Making a pilgrimage to the island of Samso, Denmark, eco-tourists brave the cold, North Sea winds to witness what's been touted as the only place in the world where renewables - primarily wind turbines - supply all of the electricity. As a matter of fact, the 4,000 "Samsingers" use only 80 percent of the power from the island's wind turbines; and unused power is fed back to the Danish national grid by under-sea cable.
But, during $30 excursions to get up close to the island's offshore turbines, tour guides reveal a disappointing fact: when the wind isn't blowing, power from mainland coal plants is sent to Samso to pick up the slack.
Capturing strong Atlantic winds
Soon, these same eco-tourists will have a true, carbon-free destination. El Hierro, the smallest of Spain's Canary Islands located off the coast of Africa, will become the world's first energy self-sufficient island, generating all of its own power from an innovative, hybrid water and wind power plant. Since the remote, volcanic island has no coal or fossil fuels, it's considered an actual "energy island," and for decades its 10,000 residents and three desalination plants have depended on imported diesel for electricity. Fortunately, El Hierro's steep, seaside cliffs are perfect for wind turbines to harvest the powerful Atlantic winds. As early as July, when the new plant is up and running, the island will shut down its oil-fired power station.
The new power plant elegantly solves the problem of intermittency. When the wind is blowing, five Enercon 2.5-MW wind turbines will send power to the island grid, while surplus power goes to a pumping station, pushing water from a shore-side reservoir uphill 2,300 feet, where it is stored in an reservoir bulldozed into one of the island's volcanic craters. If the wind drops off, the water will be sent down a 1.8 mile pipe back to the bottom, driving six Alstom hydro-turbines. Essentially, El Hierro will combine the two of the island's most abundant resources to deliver a steady supply of electricity - wind or no wind. And, if all else fails - which shouldn't - the island's former diesel plant will provide emergency backup power.
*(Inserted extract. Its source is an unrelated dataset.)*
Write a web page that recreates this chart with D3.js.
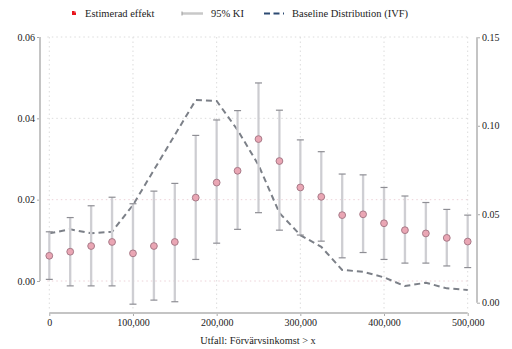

"At first, it was simply an issue of becoming more self-sufficient," Tomas Padron, chairman of Gorona del Viento El Hierro, the consortium building the hybrid project, told Time. "We were completely dependent on outside deliveries and could be cut off at a moment's notice." By eliminating 40,000 barrels of oil a year and saving about $4 million, the new plant will have a big economic impact on the island."We are not only generating electricity with a free raw material; this energy will generate revenue, and we are going to reinvest that into infrastructure projects," said Mr. Padron.
A tried and true technology
Pumped hydro storage is not new. According to the United States' Electric Power Research Institute, 127,000 MW of pumped hydro-systems have been installed worldwide, but El Hierro's is the first that won't use conventionally generated electricity. Pumped storage was first built in the United States during the 1960s, '70s and '80s to save unused power from nuclear plants during off-peak night hours. Then, while the nuclear plants operate at full capacity around the clock, pump storage can jump to full production within seconds, making it an invaluable tool to balance the grid. Since using pumped hydro costs less than $100 per kilowatt-hour, the United States, which already has 21 gigawatts of pump storage, is looking to add more to balance out renewables. China is also planning for 50 gigawatts of pumped hydro-storage by 2020, primarily to aid its renewable-energy expansion. Denmark is another example of "time-shifting" with pumped storage. Danish wind farms send unused night time energy by under sea cable to Norway, which gets almost all its electricity from conventional hydropower. The reservoirs behind its dams easily store Denmark's excess power and helps Norway mitigate some of the risk from drought to its hydro-heavy grid. For Norwegians, after paying almost nothing for Demark's energy, they turn around and charge Denmark a premium when they send it back during peak pricing hours.
Long term benefits
There will be cascading benefits on El Hierro. The island authorities own 60 percent of the plant, with 30 percent held by Spanish energy company Endesa, and 10 percent by a local technology institute. "We wanted to be the owners of the majority of the plant. That means that the profits as well as the possible losses, that is the destiny of Gorona del Viento," said Padron. El Hierro's next goal is to totally eliminate oil by replacing all of its cars with electric vehicles. The EV batteries will be charged with excess energy from the hydro-wind plant. "The whole system will be integrated," Padron said, "It's beyond green. When the power plant and the car system interact, it will be like galaxies colliding."